What you need to do -
Your task is to retype the lines between the line with "Rebuild this diagram" and the line with "(0,0) rectangle (1894,840);", inclusive. Copy no pictures and no other lines.
==========
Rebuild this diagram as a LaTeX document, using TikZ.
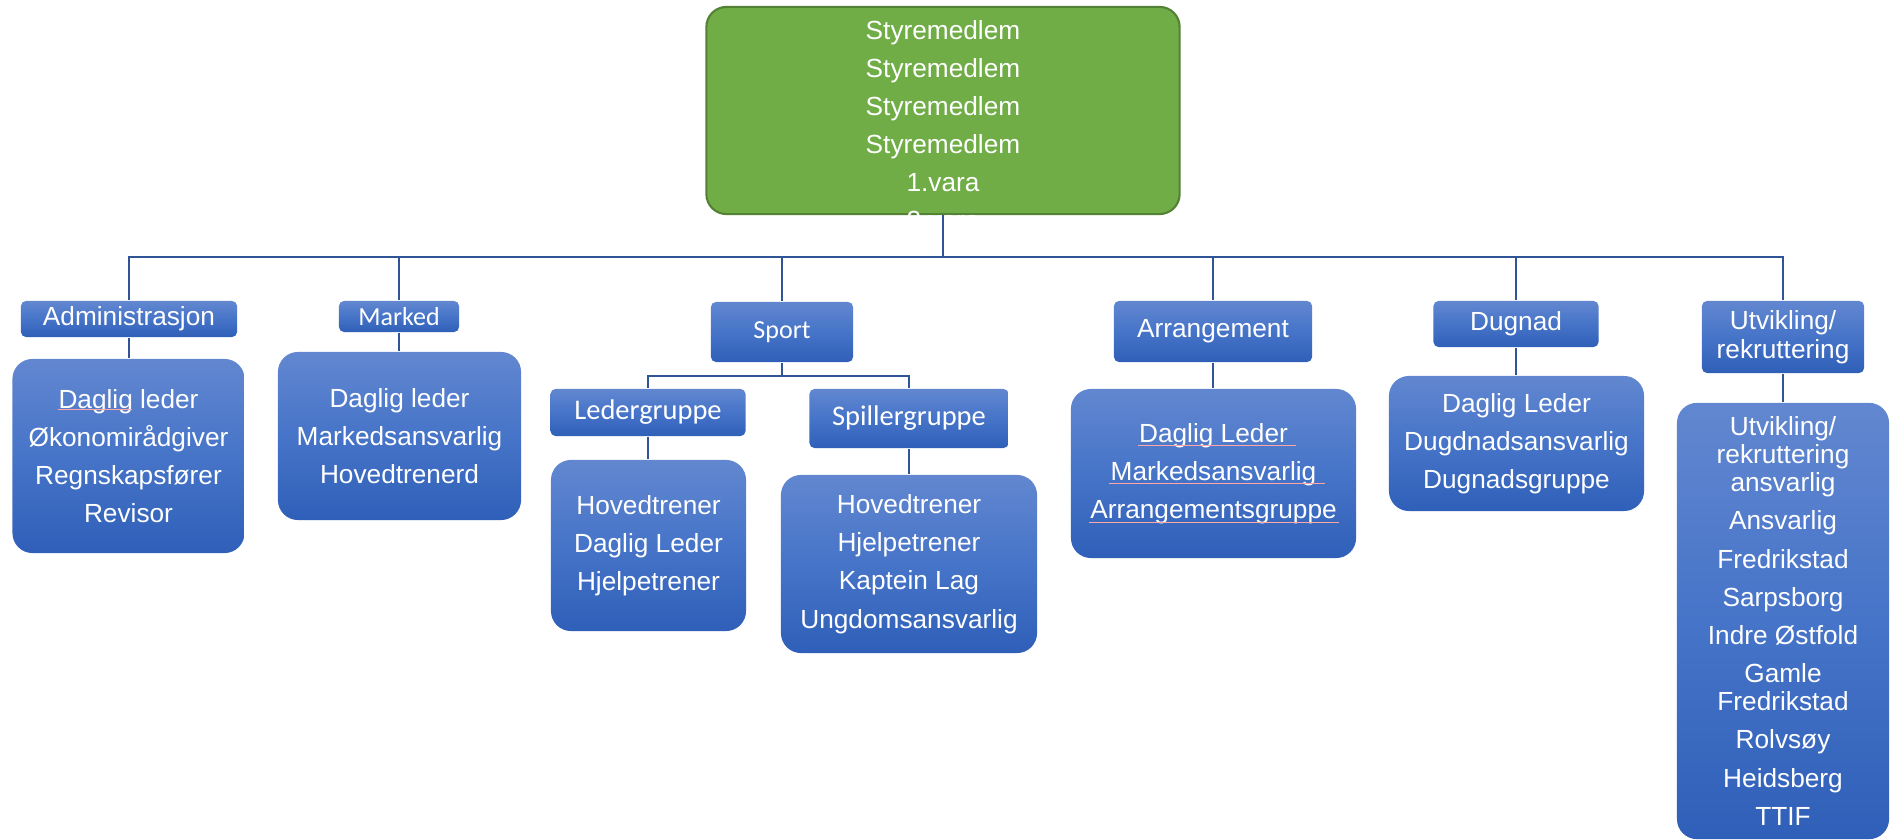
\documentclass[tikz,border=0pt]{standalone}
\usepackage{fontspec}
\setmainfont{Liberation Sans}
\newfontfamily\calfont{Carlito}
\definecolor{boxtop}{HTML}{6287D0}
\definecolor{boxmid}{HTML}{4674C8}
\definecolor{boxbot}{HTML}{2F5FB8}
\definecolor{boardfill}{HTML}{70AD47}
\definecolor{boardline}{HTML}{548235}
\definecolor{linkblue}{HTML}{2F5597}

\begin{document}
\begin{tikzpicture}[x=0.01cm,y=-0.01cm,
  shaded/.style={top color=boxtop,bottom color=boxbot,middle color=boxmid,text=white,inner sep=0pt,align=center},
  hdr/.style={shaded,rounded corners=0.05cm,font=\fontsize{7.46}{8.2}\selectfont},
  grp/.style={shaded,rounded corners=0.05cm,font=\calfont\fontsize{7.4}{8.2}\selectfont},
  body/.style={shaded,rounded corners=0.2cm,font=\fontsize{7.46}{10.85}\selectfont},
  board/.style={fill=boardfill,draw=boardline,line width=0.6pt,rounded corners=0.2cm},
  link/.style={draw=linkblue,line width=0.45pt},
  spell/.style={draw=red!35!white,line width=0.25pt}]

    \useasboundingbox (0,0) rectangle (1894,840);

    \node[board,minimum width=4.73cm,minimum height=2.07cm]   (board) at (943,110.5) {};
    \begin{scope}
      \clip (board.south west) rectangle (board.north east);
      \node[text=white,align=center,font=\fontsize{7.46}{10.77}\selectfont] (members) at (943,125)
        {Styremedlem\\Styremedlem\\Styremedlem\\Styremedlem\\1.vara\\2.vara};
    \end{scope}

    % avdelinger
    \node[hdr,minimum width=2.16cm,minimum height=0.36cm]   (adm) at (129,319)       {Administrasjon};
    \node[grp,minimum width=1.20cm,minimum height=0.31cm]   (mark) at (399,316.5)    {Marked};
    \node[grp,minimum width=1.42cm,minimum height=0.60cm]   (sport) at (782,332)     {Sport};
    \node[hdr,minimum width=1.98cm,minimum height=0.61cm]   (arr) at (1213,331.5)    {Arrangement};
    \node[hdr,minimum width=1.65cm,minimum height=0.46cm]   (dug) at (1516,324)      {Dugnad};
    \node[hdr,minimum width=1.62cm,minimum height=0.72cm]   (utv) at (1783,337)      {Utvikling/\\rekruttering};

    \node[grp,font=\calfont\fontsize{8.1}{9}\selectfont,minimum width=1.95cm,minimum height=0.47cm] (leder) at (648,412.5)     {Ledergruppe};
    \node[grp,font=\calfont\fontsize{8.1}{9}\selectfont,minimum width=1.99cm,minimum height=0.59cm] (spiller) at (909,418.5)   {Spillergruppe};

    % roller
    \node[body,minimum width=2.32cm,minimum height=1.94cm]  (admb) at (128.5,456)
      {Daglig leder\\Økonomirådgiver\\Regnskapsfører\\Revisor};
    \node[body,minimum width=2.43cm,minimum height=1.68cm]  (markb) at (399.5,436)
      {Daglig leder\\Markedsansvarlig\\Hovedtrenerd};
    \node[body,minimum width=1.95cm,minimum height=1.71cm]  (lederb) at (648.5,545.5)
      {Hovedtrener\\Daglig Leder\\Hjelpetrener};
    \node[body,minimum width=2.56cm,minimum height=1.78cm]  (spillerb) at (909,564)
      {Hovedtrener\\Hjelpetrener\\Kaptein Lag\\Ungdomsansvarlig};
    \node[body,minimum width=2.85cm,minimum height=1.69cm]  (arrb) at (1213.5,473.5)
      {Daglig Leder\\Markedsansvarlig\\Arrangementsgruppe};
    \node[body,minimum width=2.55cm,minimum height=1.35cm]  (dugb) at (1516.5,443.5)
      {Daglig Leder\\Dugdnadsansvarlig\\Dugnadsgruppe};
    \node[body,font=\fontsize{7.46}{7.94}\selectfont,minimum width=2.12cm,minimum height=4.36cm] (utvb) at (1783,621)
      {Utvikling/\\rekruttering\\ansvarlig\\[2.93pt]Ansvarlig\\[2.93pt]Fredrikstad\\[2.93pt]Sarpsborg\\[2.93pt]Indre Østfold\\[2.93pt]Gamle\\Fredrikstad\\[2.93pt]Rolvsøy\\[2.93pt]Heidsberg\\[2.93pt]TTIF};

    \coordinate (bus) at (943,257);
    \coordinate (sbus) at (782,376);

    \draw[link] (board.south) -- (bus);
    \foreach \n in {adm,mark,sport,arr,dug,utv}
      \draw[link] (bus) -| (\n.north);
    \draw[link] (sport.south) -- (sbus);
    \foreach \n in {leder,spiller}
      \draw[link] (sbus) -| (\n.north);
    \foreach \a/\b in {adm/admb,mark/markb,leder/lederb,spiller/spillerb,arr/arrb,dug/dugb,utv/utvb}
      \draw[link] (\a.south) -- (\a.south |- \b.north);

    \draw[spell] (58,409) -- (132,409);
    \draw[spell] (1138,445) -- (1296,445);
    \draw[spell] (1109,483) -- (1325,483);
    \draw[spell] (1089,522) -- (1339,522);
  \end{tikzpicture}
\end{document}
==========
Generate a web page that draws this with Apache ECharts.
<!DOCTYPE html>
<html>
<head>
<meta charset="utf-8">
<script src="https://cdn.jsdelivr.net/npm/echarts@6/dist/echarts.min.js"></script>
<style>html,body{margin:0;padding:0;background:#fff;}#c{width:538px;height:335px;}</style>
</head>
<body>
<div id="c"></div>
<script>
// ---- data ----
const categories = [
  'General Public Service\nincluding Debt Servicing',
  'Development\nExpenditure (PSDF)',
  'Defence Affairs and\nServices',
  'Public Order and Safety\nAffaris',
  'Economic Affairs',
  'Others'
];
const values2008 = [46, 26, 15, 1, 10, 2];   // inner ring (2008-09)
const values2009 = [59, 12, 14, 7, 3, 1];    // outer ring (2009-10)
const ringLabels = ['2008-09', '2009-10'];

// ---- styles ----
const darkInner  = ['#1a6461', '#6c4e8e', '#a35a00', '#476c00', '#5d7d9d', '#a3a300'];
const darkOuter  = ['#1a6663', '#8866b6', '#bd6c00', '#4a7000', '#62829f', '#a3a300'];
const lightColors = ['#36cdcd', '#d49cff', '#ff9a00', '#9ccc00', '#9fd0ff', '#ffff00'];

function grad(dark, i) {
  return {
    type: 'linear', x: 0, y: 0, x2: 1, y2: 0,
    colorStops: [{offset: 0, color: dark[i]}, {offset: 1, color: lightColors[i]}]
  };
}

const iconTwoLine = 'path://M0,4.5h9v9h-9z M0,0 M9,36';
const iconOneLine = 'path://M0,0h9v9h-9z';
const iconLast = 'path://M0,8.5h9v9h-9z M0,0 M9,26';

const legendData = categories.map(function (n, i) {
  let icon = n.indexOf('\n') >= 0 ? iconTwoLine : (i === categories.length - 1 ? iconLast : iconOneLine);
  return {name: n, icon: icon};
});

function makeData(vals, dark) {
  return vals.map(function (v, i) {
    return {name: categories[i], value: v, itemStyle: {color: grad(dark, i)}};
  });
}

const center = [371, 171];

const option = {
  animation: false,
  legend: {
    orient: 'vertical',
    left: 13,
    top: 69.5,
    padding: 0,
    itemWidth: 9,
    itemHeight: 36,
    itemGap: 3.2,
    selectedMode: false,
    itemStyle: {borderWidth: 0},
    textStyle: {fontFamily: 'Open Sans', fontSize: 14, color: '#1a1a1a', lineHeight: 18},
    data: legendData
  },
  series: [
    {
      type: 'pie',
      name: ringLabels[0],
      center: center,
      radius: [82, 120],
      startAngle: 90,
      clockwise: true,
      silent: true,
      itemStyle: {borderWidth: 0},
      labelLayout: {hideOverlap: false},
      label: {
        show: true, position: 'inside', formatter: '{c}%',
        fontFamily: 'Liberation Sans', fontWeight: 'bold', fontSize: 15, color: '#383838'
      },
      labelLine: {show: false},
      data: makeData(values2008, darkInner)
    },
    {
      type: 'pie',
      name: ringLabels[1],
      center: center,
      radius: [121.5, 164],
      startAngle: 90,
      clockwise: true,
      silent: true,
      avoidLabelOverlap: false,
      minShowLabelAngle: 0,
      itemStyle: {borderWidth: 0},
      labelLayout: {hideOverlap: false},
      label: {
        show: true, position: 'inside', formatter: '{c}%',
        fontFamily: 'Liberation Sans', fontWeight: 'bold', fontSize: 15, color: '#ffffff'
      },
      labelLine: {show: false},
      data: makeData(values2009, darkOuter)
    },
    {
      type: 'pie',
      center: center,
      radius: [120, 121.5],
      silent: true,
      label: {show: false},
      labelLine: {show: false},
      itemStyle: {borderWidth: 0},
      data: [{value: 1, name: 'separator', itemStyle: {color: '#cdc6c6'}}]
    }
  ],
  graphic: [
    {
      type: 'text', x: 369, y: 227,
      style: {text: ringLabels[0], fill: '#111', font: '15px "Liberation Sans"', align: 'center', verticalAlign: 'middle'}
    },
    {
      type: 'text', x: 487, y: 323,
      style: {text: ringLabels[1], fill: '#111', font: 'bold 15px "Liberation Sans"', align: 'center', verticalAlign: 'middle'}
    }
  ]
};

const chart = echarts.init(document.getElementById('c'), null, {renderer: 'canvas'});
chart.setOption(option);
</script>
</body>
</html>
==========
Response to this task -
Rebuild this diagram as a LaTeX document, using TikZ.
\documentclass[tikz,border=0pt]{standalone}
\usepackage{fontspec}
\setmainfont{Liberation Sans}
\newfontfamily\calfont{Carlito}
\definecolor{boxtop}{HTML}{6287D0}
\definecolor{boxmid}{HTML}{4674C8}
\definecolor{boxbot}{HTML}{2F5FB8}
\definecolor{boardfill}{HTML}{70AD47}
\definecolor{boardline}{HTML}{548235}
\definecolor{linkblue}{HTML}{2F5597}

\begin{document}
\begin{tikzpicture}[x=0.01cm,y=-0.01cm,
  shaded/.style={top color=boxtop,bottom color=boxbot,middle color=boxmid,text=white,inner sep=0pt,align=center},
  hdr/.style={shaded,rounded corners=0.05cm,font=\fontsize{7.46}{8.2}\selectfont},
  grp/.style={shaded,rounded corners=0.05cm,font=\calfont\fontsize{7.4}{8.2}\selectfont},
  body/.style={shaded,rounded corners=0.2cm,font=\fontsize{7.46}{10.85}\selectfont},
  board/.style={fill=boardfill,draw=boardline,line width=0.6pt,rounded corners=0.2cm},
  link/.style={draw=linkblue,line width=0.45pt},
  spell/.style={draw=red!35!white,line width=0.25pt}]

    \useasboundingbox (0,0) rectangle (1894,840);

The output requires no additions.